Earlier this year, the en banc 4th U.S. Circuit Court of Appeals basically decided to make up their own standard for deciding on 2nd Amendment protections. They decided that Maryland’s ban on military-style “assault” rifles is constitutional regardless of the standard of scrutiny because the Second Amendment does not give there is no right to own such weapons.
The decision flies in the face of the “common use” language in District of Columbia v. Heller, which Justice Antonin Scalia stated the Second Amendment gives citizens a right to own weapons “in common use at the time.” However, Justice Scalia also said that not every gun meets that definition. “The Second Amendment does not protect those weapons not typically possessed by law-abiding citizens for lawful purposes,” he wrote in Heller. The Heller opinion specifically cited “the historical tradition of prohibiting the carrying of ‘dangerous and unusual weapons,’” such as “weapons that are most useful in military service—M–16 rifles and the like.”
I have always had a huge problem with “common use” in the Heller decision because on the one hand, it becomes a circular argument. How can a firearm be used commonly if you ban it? It becomes the “chicken or the egg” question of which came first. The other problem with the “common use” opinion is that it can actually fly in the face of the non-specific “dangerous and unusual weapons” that are unprotected. Aside from the vague definitions, what happens when you’ve got a common use firearm like semi-automatic rifles patterned off of the Colt AR-15 that just so happen to be not only useful in military service, but in self-defense also?
There is another issue with Scalia’s statement: It flies in the face of United States v. Miller in 1939, the last case the court made a Second Amendment decision on. It is also where the Heller decision gets “common use” from. It states:
In the absence of any evidence tending to show that possession or use of a “shotgun having a barrel of less than eighteen inches in length” at this time has some reasonable relationship to the preservation or efficiency of a well regulated militia, we cannot say that the Second Amendment guarantees the right to keep and bear such an instrument. Certainly it is not within judicial notice that this weapon is any part of the ordinary military equipment or that its use could contribute to the common defense.
So, the Second Amendment protects firearms in the common use that aren’t dangerous and unusual, but also serve the purpose of preserving the militia.
Notice the statement about short-barreled shotguns from the court.
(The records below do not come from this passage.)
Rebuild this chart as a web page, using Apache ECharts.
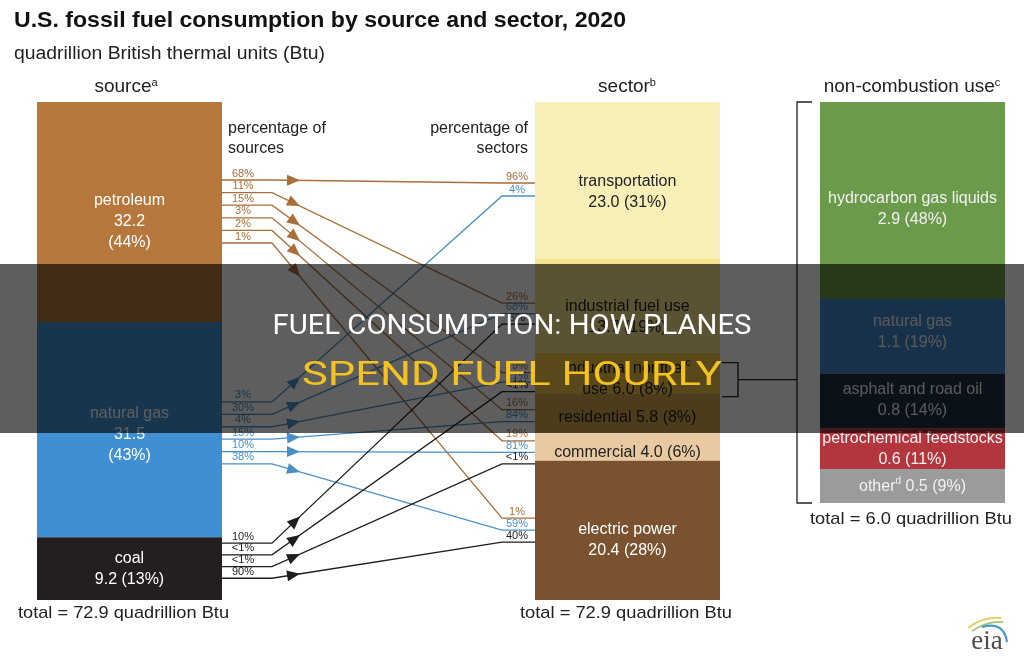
<!DOCTYPE html>
<html><head><meta charset="utf-8">
<script src="https://cdn.jsdelivr.net/npm/echarts@6/dist/echarts.min.js"></script>
<style>html,body{margin:0;padding:0;background:#fff}#c{width:1024px;height:657px}</style>
</head><body><div id="c"></div>
<script>
// ---------------- DATA ----------------
const sources = ['petroleum', 'natural gas', 'coal'];
const sourceValues = [32.2, 31.5, 9.2];
const sourcePct = ['44%', '43%', '13%'];
const sectors = ['transportation', 'industrial fuel use', 'industrial nonfuel use', 'residential', 'commercial', 'electric power'];
const sectorValues = [23.0, 13.7, 6.0, 5.8, 4.0, 20.4];
const sectorPct = ['31%', '19%', '8%', '8%', '6%', '28%'];
const nonCombustion = ['hydrocarbon gas liquids', 'natural gas', 'asphalt and road oil', 'petrochemical feedstocks', 'other'];
const nonCombValues = [2.9, 1.1, 0.8, 0.6, 0.5];
const nonCombPct = ['48%', '19%', '14%', '11%', '9%'];
const totalAll = 72.9;
const totalNonComb = 6.0;
// flows (source index -> sector index)
const flowSource = [0, 0, 0, 0, 0, 0, 1, 1, 1, 1, 1, 1, 2, 2, 2, 2];
const flowSector = [0, 1, 2, 3, 4, 5, 0, 1, 2, 3, 4, 5, 1, 2, 4, 5];
const flowPctOfSource = ['68%', '11%', '15%', '3%', '2%', '1%', '3%', '30%', '4%', '15%', '10%', '38%', '10%', '<1%', '<1%', '90%'];
const flowPctOfSector = ['96%', '26%', '79%', '16%', '19%', '1%', '4%', '68%', '21%', '84%', '81%', '59%', '6%', '<1%', '<1%', '40%'];

// ---------------- STYLE / LAYOUT ----------------
const FONT = '"Liberation Sans", Arial, sans-serif';
const sourceColors = ['#b5773b', '#3f8fd2', '#231f20'];
const flowColors = ['#a86f3a', '#4a90c8', '#1e1e1e'];
const sectorColors = ['#f8efb8', '#f5e28c', '#f0c348', '#cfa24c', '#e9c9a1', '#7b5230'];
const sectorText = ['#222', '#222', '#222', '#222', '#222', '#fff'];
const nonCombColors = ['#6b9a4a', '#3d86c6', '#1b2f46', '#b3363f', '#9b9b9b'];
const srcLabelDy = [10, 5, 1], secLabelDy = [12, 11, 6, 4, 6, 10], ncLabelDy = [9, -4, -1, 0, 1];
const srcLineOffset = [78, 80, 6], srcLineGap = [12.6, 12.4, 11.7];
const secLineOffset = [81, 44, 20, 16, 7.5, 57.5], secLineGap = [13, 10.5, 9.5, 12, 11.5, 12];
const X_SRC = 222, X_BEND_L = 272, X_BEND_R = 502, X_SEC = 535, X_ARROW = 300;

const sum = a => a.reduce((s, v) => s + v, 0);
const cum = a => a.map((v, i) => sum(a.slice(0, i)));

function labelFor(kind, name, v, p) {
  if (kind === 'src3') return name + '\n' + v.toFixed(1) + '\n(' + p + ')';
  if (kind === 'two') return name + '\n' + v.toFixed(1) + ' (' + p + ')';
  if (kind === 'one') return name + ' ' + v.toFixed(1) + ' (' + p + ')';
  if (kind === 'nonfuel') return 'industrial nonfuel{sup|c}\nuse ' + v.toFixed(1) + ' (' + p + ')';
  if (kind === 'other') return name + '{sup|d} ' + v.toFixed(1) + ' (' + p + ')';
  return name;
}
const srcKinds = ['src3', 'src3', 'two'];
const secKinds = ['two', 'two', 'nonfuel', 'one', 'one', 'two'];
const ncKinds = ['two', 'two', 'two', 'two', 'other'];

function bars(names, values, pcts, colors, textColors, kinds, dys, g) {
  return names.map((n, i) => ({
    type: 'bar', name: n, xAxisIndex: g, yAxisIndex: g, stack: 's' + g,
    barWidth: '100%', data: [values[i]], itemStyle: { color: colors[i] },
    label: {
      show: true, position: 'inside', offset: [0, dys[i]], fontFamily: FONT, fontSize: 16, lineHeight: 21,
      color: textColors[i], formatter: labelFor(kinds[i], n, values[i], pcts[i]),
      rich: { sup: { fontSize: 10, fontFamily: FONT, verticalAlign: 'top', color: textColors[i], lineHeight: 14 } }
    }
  }));
}

const chart = echarts.init(document.getElementById('c'));
chart.setOption({
  animation: false,
  backgroundColor: '#ffffff',
  grid: [
    { left: 37, top: 102, width: 185, height: 498 },
    { left: 535, top: 102, width: 185, height: 498 },
    { left: 820, top: 102, width: 185, height: 401 }
  ],
  xAxis: [0, 1, 2].map(i => ({ type: 'category', gridIndex: i, data: [''], show: false })),
  yAxis: [
    { type: 'value', gridIndex: 0, min: 0, max: sum(sourceValues), inverse: true, show: false },
    { type: 'value', gridIndex: 1, min: 0, max: sum(sectorValues), inverse: true, show: false },
    { type: 'value', gridIndex: 2, min: 0, max: sum(nonCombValues), inverse: true, show: false }
  ],
  series: [
    ...bars(sources, sourceValues, sourcePct, sourceColors, ['#fff', '#fff', '#fff'], srcKinds, srcLabelDy, 0),
    ...bars(sectors, sectorValues, sectorPct, sectorColors, sectorText, secKinds, secLabelDy, 1),
    ...bars(nonCombustion, nonCombValues, nonCombPct, nonCombColors, ['#f2f2f2', '#f2f2f2', '#f2f2f2', '#f2f2f2', '#f2f2f2'], ncKinds, ncLabelDy, 2)
  ]
});

// --------- flows & annotations (positions derived from axes) ---------
const ctx = document.createElement('canvas').getContext('2d');
function fit(text, font, width) { ctx.font = font; return width / ctx.measureText(text).width; }
function txt(text, x, y, size, opts) {
  opts = opts || {};
  const font = (opts.weight || 'normal') + ' ' + size + 'px ' + (opts.family || FONT);
  const el = {
    type: 'text', x: x, y: y, z: opts.z || 60,
    style: { text: text, font: font, fill: opts.fill || '#222', textAlign: opts.align || 'left', textVerticalAlign: 'middle' }
  };
  if (opts.width) el.scaleX = fit(text, font, opts.width);
  if (opts.rich) el.style.rich = opts.rich;
  return el;
}
const ySrc = v => chart.convertToPixel({ yAxisIndex: 0 }, v);
const ySec = v => chart.convertToPixel({ yAxisIndex: 1 }, v);
const yNc = v => chart.convertToPixel({ yAxisIndex: 2 }, v);
const srcTop = cum(sourceValues), secTop = cum(sectorValues);

const G = [];
flowSource.forEach((s, k) => {
  const t = flowSector[k];
  const rs = flowSource.slice(0, k).filter(x => x === s).length;
  const rt = flowSector.filter((x, m) => x === t && flowSource[m] < s).length;
  const y1 = ySrc(srcTop[s]) + srcLineOffset[s] + rs * srcLineGap[s];
  const y2 = ySec(secTop[t]) + secLineOffset[t] + rt * secLineGap[t];
  const col = flowColors[s];
  G.push({ type: 'polyline', z: 50, shape: { points: [[X_SRC, y1], [X_BEND_L, y1], [X_BEND_R, y2], [X_SEC, y2]] },
    style: { stroke: col, lineWidth: 1.3, fill: null } });
  const dx = X_BEND_R - X_BEND_L, dy = y2 - y1, L = Math.hypot(dx, dy);
  const ux = dx / L, uy = dy / L;
  const d = (X_ARROW - X_BEND_L) / ux;
  const tx = X_BEND_L + ux * d, ty = y1 + uy * d;
  const bx = tx - ux * 13, by = ty - uy * 13;
  G.push({ type: 'polygon', z: 51, shape: { points: [[tx, ty], [bx - uy * 5.5, by + ux * 5.5], [bx + uy * 5.5, by - ux * 5.5]] },
    style: { fill: col } });
  G.push(txt(flowPctOfSource[k], 243, y1 - 6.5, 11, { fill: col, align: 'center', z: 52 }));
  G.push(txt(flowPctOfSector[k], 517, y2 - 6.5, 11, { fill: col, align: 'center', z: 52 }));
});

// titles
G.push(txt('U.S. fossil fuel consumption by source and sector, 2020', 14, 21, 22, { weight: 'bold', fill: '#111', width: 612 }));
G.push(txt('quadrillion British thermal units (Btu)', 14, 54, 18, { fill: '#222', width: 311 }));
const supRich = { m: { fontSize: 19, fontFamily: FONT, fill: '#222' }, s: { fontSize: 11, fontFamily: FONT, fill: '#222', verticalAlign: 'top' } };
G.push(txt('{m|source}{s|a}', 126, 87, 19, { align: 'center', rich: supRich }));
G.push(txt('{m|sector}{s|b}', 627, 87, 19, { align: 'center', rich: supRich }));
G.push(txt('{m|non-combustion use}{s|c}', 912, 87, 19, { align: 'center', rich: supRich }));
G.push(txt('percentage of', 228, 129, 16));
G.push(txt('sources', 228, 149, 16));
G.push(txt('percentage of', 528, 129, 16, { align: 'right' }));
G.push(txt('sectors', 528, 149, 16, { align: 'right' }));
G.push(txt('total = ' + totalAll.toFixed(1) + ' quadrillion Btu', 18, 613, 17, { width: 211 }));
G.push(txt('total = ' + totalAll.toFixed(1) + ' quadrillion Btu', 520, 613, 17, { width: 212 }));
G.push(txt('total = ' + totalNonComb.toFixed(1) + ' quadrillion Btu', 810, 519, 17, { width: 202 }));

// brackets
const nfTop = ySec(secTop[2]) + 10, nfBot = ySec(secTop[2] + sectorValues[2]) + 3, nfMid = (nfTop + nfBot) / 2;
const ncTop = yNc(0), ncBot = yNc(sum(nonCombValues));
G.push({ type: 'polyline', z: 50, shape: { points: [[722, nfTop], [738, nfTop], [738, nfBot], [722, nfBot]] }, style: { stroke: '#222', lineWidth: 1.3, fill: null } });
G.push({ type: 'line', z: 50, shape: { x1: 738, y1: nfMid, x2: 797, y2: nfMid }, style: { stroke: '#222', lineWidth: 1.3 } });
G.push({ type: 'polyline', z: 50, shape: { points: [[812, ncTop], [797, ncTop], [797, ncBot], [812, ncBot]] }, style: { stroke: '#222', lineWidth: 1.3, fill: null } });

// eia logo
G.push({ type: 'bezierCurve', z: 50, shape: { x1: 968, y1: 628, x2: 1001, y2: 618, cpx1: 983, cpy1: 616 }, style: { stroke: '#e6cf6a', lineWidth: 2, fill: null } });
G.push({ type: 'bezierCurve', z: 50, shape: { x1: 972, y1: 631, x2: 1003, y2: 622, cpx1: 987, cpy1: 621 }, style: { stroke: '#9cc46a', lineWidth: 1.6, fill: null } });
G.push({ type: 'bezierCurve', z: 50, shape: { x1: 982, y1: 627, x2: 1007, y2: 642, cpx1: 1004, cpy1: 621 }, style: { stroke: '#4b97cf', lineWidth: 2.2, fill: null } });
G.push(txt('eia', 987, 642, 27, { family: '"Liberation Serif", "DejaVu Serif", serif', fill: '#4d4d4d', align: 'center' }));

// banner overlay
G.push({ type: 'rect', z: 100, shape: { x: 0, y: 264, width: 1024, height: 169 }, style: { fill: 'rgba(0,0,0,0.63)' } });
G.push(txt('FUEL CONSUMPTION: HOW PLANES', 512, 327, 28, { family: 'Roboto, sans-serif', fill: '#ffffff', align: 'center', width: 479, z: 101 }));
G.push(txt('SPEND FUEL HOURLY', 512, 376, 34, { family: 'Roboto, sans-serif', fill: '#f5c31f', align: 'center', width: 420, z: 101 }));

chart.setOption({ graphic: { elements: G } });
</script>
</body></html>
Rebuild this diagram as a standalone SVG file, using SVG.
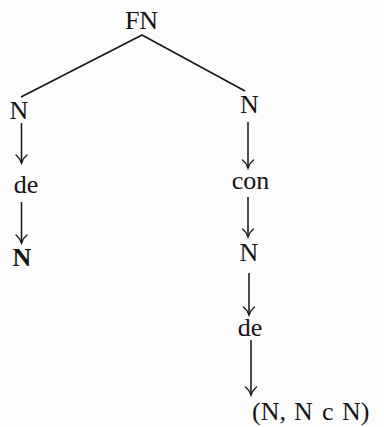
<svg xmlns="http://www.w3.org/2000/svg" width="384" height="427" viewBox="0 0 384 427">
<defs>
<style>
.t{font-family:"Liberation Serif","DejaVu Serif",serif;font-size:26px;fill:#141414;text-anchor:middle}
.l{stroke:#141414;stroke-width:1.5;fill:none}
.h{stroke:#141414;stroke-width:1.4;fill:none;stroke-linecap:round}
</style>
</defs>
<rect width="384" height="427" fill="#fcfcfc"/>
<g id="connectors">
<path class="l" d="M142,35 L21,97"/>
<path class="l" d="M142,35 L245,91"/>
<path class="l" d="M21.5,123 V163"/><path class="h" d="M16,155 Q20,158 21.5,163 Q23,158 27,155"/>
<path class="l" d="M21.5,202 V243"/><path class="h" d="M16,235 Q20,238 21.5,243 Q23,238 27,235"/>
<path class="l" d="M248,122 V168"/><path class="h" d="M242.5,160 Q246.5,163 248,168 Q249.5,163 253.5,160"/>
<path class="l" d="M248,197 V237"/><path class="h" d="M242.5,229 Q246.5,232 248,237 Q249.5,232 253.5,229"/>
<path class="l" d="M249,273 V315"/><path class="h" d="M243.5,307 Q247.5,310 249,315 Q250.5,310 254.5,307"/>
<path class="l" d="M251,340 V395"/><path class="h" d="M245.5,387 Q249.5,390 251,395 Q252.5,390 256.5,387"/>
</g>
<g id="n-FN"><text class="t" x="141.5" y="29">FN</text></g>
<g id="n-N-left"><text class="t" x="19" y="119">N</text></g>
<g id="n-de-left"><text class="t" x="26" y="193">de</text></g>
<g id="n-N-left-bottom"><text class="t" x="22" y="266" font-weight="bold">N</text></g>
<g id="n-N-right"><text class="t" x="249.5" y="113">N</text></g>
<g id="n-con"><text class="t" x="250.5" y="189">con</text></g>
<g id="n-N-right-2"><text class="t" x="249" y="261">N</text></g>
<g id="n-de-right"><text class="t" x="250" y="336">de</text></g>
<g id="n-final"><text class="t" style="text-anchor:start" y="420"><tspan x="252">(N,</tspan><tspan x="294">N</tspan><tspan x="322">c</tspan><tspan x="342">N)</tspan></text></g>
</svg>
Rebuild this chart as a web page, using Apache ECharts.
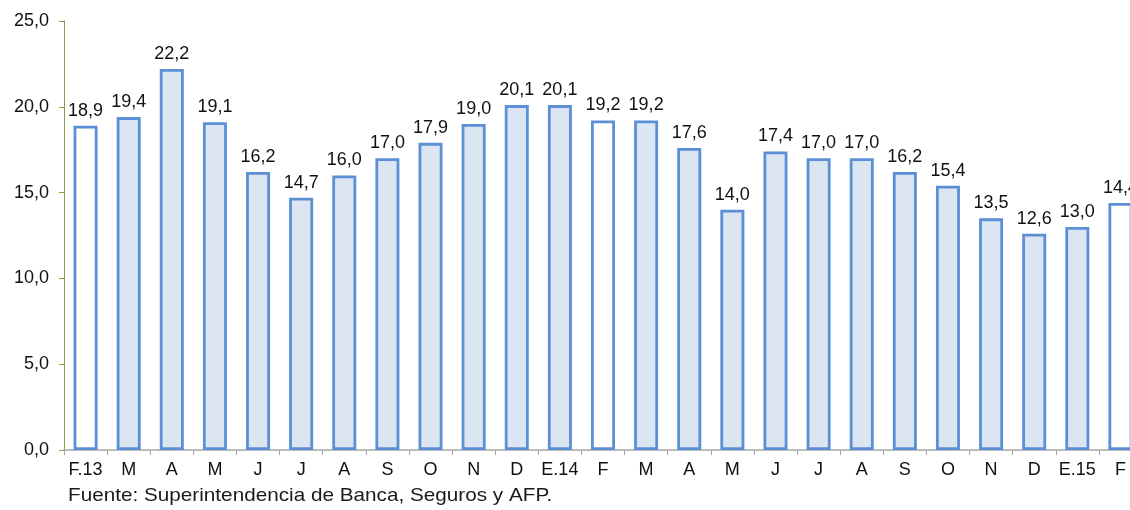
<!DOCTYPE html>
<html>
<head>
<meta charset="utf-8">
<script src="https://cdn.jsdelivr.net/npm/echarts@6/dist/echarts.min.js"></script>
<style>
html,body{margin:0;padding:0;background:#fff;}
#c{width:1130px;height:510px;}
</style>
</head>
<body>
<div id="c"></div>
<script>
var categories = ['F.13','M','A','M','J','J','A','S','O','N','D','E.14','F','M','A','M','J','J','A','S','O','N','D','E.15','F'];
var values = [18.9,19.4,22.2,19.1,16.2,14.7,16.0,17.0,17.9,19.0,20.1,20.1,19.2,19.2,17.6,14.0,17.4,17.0,17.0,16.2,15.4,13.5,12.6,13.0,14.4];
var whiteBars = [0,12,24];
var yTicks = [0,5,10,15,20,25];
var sourceText = 'Fuente: Superintendencia de Banca, Seguros y AFP.';

var chart = echarts.init(document.getElementById('c'));
var fmt = function(v){ return v.toFixed(1).replace('.', ','); };
chart.setOption({
  animation: false,
  textStyle: {fontFamily: 'Liberation Sans, Arial, sans-serif'},
  grid: {left: 64, top: 21, right: -12, bottom: 60, containLabel: false, outerBoundsMode: 'none'},
  graphic: [{
    type: 'text', left: 68, top: 486,
    scaleX: 1.09,
    style: {text: sourceText, font: '19px Liberation Sans, Arial, sans-serif', fill: '#1a1a1a'}
  }],
  xAxis: {
    type: 'category',
    data: categories,
    axisLine: {lineStyle: {color: '#a6a6a6', width: 1.5}},
    axisTick: {show: true, length: 5, lineStyle: {color: '#a6a6a6'}},
    axisLabel: {color: '#111', fontSize: 18, margin: 11, interval: 0}
  },
  yAxis: {
    type: 'value',
    min: 0, max: 25, interval: 5,
    axisLine: {show: true, lineStyle: {color: '#86a04a', width: 1}},
    axisTick: {show: true, length: 5, lineStyle: {color: '#86a04a'}},
    splitLine: {show: false},
    axisLabel: {color: '#111', fontSize: 18, margin: 15, formatter: function(v){ return fmt(v); }}
  },
  series: [{
    type: 'bar',
    barWidth: 24,
    data: values.map(function(v, i){
      return {value: v, itemStyle: {color: whiteBars.indexOf(i) >= 0 ? '#ffffff' : '#dce6f2'}};
    }),
    itemStyle: {borderColor: '#5b8fd6', borderWidth: 2.8},
    label: {show: true, position: 'top', distance: 6, color: '#111', fontSize: 18,
      formatter: function(p){ return fmt(p.value); }}
  }]
});
</script>
</body>
</html>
The reason there wasn’t any evidence of that in Miller is because Miller and Layton did not have legal representation after the District Court proceedings and the Supreme Court never heard their views! There were most definitely shotguns in military service at the time.
Heller case law has done nothing more than affirm a very generalized standard originating from Miller without further examining the facts of the actual Miller decision. It even discusses military service weapons but presented no knowledge of the infantry and it’s role in relation to bombers and tanks.
It may be objected that if weapons that are most useful in military service — M-16 rifles and the like — may be banned, then the Second Amendment right is completely detached from the prefatory clause. But as we have said, the conception of the militia at the time of the Second Amendment’s ratification was the body of all citizens capable of military service, who would bring the sorts of lawful weapons that they possessed at home to militia duty. It may well be true today that a militia, to be as effective as militias in the 18th century, would require sophisticated arms that are highly unusual in society at large. Indeed, it may be true that no amount of small arms could be useful against modern-day bombers and tanks. But the fact that modem developments have limited the degree of fit between the prefatory clause and the protected right cannot change our interpretation of the right.
To this day, no battle is won, nor ground kept without men and small arms. Tell the armed forces they don’t need their infantry any longer because of modern-day bombers and tanks. Armed forces don’t use small arms to effectively shoot at planes and mechanized forces, they use them against other forces shouldering small arms!!
The Heller decision made just as much of a mess as Miller did. Both the “common use” and “dangerous and unusual weapons” tests are extremely problematic. Plus, Miller was deciding on the legitimacy of the 1934 National Firearms Act’s ability to TAX firearms not in the common use, not actually ban them!
Expecting the court to further clarify these definitions when it has gone out of its way to muddy the waters or specifically not address the problems with the Miller decision is like expecting pigs to fly. An eye-opening experience would be to listen to the oral arguments made for McDonald vs. The City of Chicago. This is the case where the Second Amendment is incorporated into the Fourteenth Amendment. There is an argument to incorporate in the privileges and immunities clause vs. the due process clause. The court is extremely concerned about ordered liberty and their burden to determine unenumerated rights under the privileges and immunities. They are solely concerned about what’s easier instead of what’s right. Scalia even says he’s acquiesced to the due process clause even though he feels it’s wrong.
I’m willing to wager that if certiorari is granted, you’re going to get a very narrow ruling. I’m also not entirely certain that the court won’t go along with the 4th Circuit’s “dangerous and unusual” classification regardless of the firearms in question being relatively low powered for rifles, and the design being so usual that it’s been around for a century!